DIRECTIVE
Your answer should consist only of the lines below from the one with "Clone this chart in matplotlib." through the one with "knots_pos = np.array([-10, 0, 10, 30, 40, 60, 70, 80])", copied exactly.

DATA SUPPLIED
::::
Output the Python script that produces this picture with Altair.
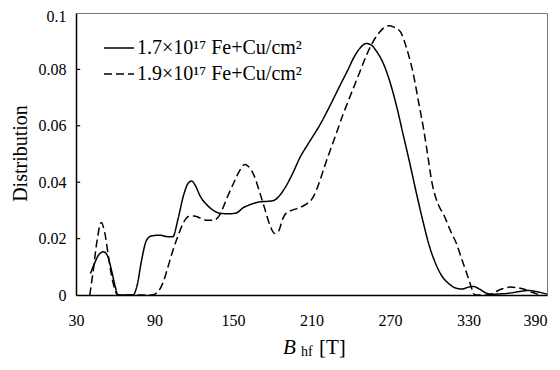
::::
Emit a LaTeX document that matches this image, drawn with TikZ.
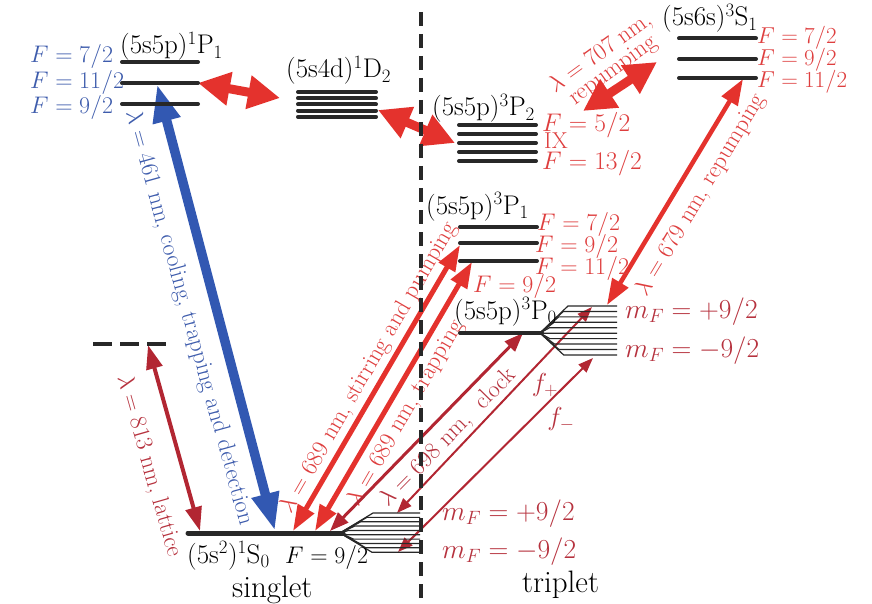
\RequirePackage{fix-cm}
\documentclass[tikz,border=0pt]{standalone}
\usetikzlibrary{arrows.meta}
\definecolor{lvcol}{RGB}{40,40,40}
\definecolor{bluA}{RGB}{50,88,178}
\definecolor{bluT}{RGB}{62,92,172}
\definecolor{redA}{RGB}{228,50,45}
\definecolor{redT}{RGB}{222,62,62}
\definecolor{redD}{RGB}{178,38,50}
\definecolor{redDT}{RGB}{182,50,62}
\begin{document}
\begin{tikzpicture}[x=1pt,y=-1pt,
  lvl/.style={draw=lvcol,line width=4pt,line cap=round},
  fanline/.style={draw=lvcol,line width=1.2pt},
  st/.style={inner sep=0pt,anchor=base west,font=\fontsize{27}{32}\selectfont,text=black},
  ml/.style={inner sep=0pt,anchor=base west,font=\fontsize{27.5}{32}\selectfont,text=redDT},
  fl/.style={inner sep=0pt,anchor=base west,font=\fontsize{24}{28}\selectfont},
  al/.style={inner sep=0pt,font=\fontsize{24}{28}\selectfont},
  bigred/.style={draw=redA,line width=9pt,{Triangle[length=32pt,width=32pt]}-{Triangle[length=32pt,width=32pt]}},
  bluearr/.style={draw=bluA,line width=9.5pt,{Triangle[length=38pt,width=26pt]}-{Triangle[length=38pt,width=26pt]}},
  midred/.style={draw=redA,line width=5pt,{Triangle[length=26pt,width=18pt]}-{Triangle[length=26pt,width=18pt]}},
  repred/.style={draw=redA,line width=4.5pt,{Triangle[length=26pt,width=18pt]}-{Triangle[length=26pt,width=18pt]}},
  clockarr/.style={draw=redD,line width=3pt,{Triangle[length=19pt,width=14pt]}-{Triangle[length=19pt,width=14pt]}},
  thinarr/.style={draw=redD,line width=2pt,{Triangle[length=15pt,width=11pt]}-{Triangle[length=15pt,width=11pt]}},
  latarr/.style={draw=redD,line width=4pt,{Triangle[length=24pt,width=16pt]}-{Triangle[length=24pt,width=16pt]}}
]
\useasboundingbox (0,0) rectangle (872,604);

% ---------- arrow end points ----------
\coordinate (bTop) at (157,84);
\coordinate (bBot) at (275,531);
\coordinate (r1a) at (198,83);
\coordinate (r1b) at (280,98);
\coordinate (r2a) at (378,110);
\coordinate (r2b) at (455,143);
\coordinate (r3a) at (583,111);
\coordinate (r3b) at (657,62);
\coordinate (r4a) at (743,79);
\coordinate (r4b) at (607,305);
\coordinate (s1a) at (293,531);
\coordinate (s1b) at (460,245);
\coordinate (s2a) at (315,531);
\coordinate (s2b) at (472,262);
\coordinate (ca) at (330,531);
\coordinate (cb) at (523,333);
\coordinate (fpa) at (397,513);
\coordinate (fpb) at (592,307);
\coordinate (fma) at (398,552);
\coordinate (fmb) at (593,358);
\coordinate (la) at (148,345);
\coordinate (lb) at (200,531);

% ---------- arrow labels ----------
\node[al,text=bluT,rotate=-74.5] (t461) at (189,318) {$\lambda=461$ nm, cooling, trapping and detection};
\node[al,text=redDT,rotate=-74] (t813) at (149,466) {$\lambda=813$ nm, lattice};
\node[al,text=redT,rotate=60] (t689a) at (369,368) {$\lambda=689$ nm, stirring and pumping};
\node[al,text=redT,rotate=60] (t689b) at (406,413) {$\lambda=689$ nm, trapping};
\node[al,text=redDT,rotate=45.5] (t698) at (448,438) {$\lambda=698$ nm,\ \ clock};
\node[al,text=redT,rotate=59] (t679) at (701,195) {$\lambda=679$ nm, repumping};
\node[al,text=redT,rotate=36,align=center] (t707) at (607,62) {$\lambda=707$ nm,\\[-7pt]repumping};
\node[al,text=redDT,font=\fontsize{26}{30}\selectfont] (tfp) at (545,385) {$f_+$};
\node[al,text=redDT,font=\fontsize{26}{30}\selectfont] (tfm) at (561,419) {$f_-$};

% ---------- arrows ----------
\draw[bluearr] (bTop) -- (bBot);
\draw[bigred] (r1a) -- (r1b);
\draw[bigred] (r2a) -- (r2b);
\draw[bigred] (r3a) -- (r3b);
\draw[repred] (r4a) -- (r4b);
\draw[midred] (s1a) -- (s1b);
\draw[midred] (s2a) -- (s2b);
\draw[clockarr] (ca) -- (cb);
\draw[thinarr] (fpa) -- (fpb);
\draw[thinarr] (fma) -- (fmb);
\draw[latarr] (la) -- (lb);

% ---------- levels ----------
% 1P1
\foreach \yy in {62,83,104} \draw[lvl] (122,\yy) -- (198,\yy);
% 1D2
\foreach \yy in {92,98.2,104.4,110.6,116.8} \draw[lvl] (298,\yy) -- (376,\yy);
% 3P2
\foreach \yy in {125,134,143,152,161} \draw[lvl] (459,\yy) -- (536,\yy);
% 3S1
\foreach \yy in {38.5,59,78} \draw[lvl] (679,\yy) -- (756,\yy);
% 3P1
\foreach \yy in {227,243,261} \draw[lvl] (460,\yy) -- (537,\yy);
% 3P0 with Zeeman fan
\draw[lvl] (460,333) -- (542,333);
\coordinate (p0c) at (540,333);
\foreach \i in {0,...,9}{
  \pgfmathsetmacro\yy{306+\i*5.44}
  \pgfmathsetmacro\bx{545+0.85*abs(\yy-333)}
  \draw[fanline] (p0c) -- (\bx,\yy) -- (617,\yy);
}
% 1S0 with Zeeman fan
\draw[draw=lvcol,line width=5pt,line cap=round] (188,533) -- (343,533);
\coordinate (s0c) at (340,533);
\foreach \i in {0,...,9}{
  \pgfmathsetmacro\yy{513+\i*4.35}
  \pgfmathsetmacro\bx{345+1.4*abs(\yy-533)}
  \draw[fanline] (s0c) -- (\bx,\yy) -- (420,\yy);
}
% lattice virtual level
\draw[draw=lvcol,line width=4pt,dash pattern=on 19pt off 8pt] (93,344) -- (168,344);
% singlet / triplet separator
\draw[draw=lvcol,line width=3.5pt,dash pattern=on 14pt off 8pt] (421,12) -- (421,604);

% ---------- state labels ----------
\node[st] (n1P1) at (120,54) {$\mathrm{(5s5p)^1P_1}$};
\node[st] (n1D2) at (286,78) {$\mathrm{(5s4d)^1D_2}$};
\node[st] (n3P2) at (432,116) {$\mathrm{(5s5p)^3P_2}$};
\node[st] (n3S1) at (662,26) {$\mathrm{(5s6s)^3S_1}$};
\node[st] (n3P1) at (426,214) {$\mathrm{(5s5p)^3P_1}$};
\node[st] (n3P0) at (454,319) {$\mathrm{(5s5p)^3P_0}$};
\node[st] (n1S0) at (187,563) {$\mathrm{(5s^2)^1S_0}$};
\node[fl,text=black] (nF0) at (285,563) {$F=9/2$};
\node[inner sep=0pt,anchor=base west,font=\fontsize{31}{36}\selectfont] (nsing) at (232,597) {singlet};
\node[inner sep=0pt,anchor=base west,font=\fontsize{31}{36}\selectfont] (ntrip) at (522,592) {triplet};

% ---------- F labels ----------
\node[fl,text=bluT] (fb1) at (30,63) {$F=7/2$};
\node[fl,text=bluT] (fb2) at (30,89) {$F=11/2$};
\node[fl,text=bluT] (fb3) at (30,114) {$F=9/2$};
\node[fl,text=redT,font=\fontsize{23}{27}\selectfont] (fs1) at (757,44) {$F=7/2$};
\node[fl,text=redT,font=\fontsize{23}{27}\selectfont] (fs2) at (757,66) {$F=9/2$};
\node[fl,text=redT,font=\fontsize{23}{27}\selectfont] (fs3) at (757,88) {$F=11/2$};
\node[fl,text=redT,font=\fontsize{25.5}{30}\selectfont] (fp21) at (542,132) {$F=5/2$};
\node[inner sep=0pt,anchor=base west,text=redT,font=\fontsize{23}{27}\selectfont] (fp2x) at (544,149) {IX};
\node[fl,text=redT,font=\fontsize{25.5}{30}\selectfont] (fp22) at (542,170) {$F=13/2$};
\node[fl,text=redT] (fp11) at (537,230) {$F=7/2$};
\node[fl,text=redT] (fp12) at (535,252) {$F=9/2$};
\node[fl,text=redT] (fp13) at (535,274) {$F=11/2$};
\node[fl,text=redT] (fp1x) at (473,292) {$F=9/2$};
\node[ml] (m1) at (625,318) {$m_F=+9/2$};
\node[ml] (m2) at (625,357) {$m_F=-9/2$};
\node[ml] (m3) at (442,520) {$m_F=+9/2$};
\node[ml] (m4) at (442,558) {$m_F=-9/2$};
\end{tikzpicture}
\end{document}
::::
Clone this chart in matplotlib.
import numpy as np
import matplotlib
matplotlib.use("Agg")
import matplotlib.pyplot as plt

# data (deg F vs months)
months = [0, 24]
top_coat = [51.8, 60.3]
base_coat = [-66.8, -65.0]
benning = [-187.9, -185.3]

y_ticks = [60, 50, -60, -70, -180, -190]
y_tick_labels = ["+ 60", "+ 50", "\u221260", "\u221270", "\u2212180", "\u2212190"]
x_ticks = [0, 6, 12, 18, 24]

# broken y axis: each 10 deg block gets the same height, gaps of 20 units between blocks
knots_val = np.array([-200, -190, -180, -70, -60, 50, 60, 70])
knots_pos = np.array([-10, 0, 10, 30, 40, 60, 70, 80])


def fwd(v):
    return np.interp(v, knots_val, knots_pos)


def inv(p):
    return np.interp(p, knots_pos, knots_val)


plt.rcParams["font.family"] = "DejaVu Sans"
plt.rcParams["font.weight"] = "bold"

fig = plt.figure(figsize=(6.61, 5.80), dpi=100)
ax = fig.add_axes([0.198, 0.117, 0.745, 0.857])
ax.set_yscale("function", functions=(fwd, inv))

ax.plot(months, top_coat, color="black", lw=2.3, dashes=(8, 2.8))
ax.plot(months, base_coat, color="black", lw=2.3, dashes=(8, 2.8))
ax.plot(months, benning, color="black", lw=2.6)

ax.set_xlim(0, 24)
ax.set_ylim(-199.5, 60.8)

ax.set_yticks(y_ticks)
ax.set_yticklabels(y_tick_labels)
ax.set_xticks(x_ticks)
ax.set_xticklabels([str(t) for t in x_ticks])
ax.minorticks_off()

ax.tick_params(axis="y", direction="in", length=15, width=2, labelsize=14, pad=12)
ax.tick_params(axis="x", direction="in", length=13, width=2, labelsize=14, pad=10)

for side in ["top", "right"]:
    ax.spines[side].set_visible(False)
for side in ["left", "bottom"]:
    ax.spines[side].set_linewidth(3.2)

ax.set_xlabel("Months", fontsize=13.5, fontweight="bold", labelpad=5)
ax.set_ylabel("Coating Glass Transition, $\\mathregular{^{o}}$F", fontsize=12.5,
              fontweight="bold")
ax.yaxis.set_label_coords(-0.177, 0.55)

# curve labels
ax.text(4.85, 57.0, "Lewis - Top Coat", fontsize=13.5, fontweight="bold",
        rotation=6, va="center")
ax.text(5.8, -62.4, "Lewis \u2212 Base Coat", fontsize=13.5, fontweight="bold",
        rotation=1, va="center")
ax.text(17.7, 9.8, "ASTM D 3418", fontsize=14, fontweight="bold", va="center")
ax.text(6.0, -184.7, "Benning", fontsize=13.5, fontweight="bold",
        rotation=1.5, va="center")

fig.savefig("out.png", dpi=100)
::::
EXERCISE RESULT
Clone this chart in matplotlib.
import numpy as np
import matplotlib
matplotlib.use("Agg")
import matplotlib.pyplot as plt

# data (deg F vs months)
months = [0, 24]
top_coat = [51.8, 60.3]
base_coat = [-66.8, -65.0]
benning = [-187.9, -185.3]

y_ticks = [60, 50, -60, -70, -180, -190]
y_tick_labels = ["+ 60", "+ 50", "\u221260", "\u221270", "\u2212180", "\u2212190"]
x_ticks = [0, 6, 12, 18, 24]

# broken y axis: each 10 deg block gets the same height, gaps of 20 units between blocks
knots_val = np.array([-200, -190, -180, -70, -60, 50, 60, 70])
knots_pos = np.array([-10, 0, 10, 30, 40, 60, 70, 80])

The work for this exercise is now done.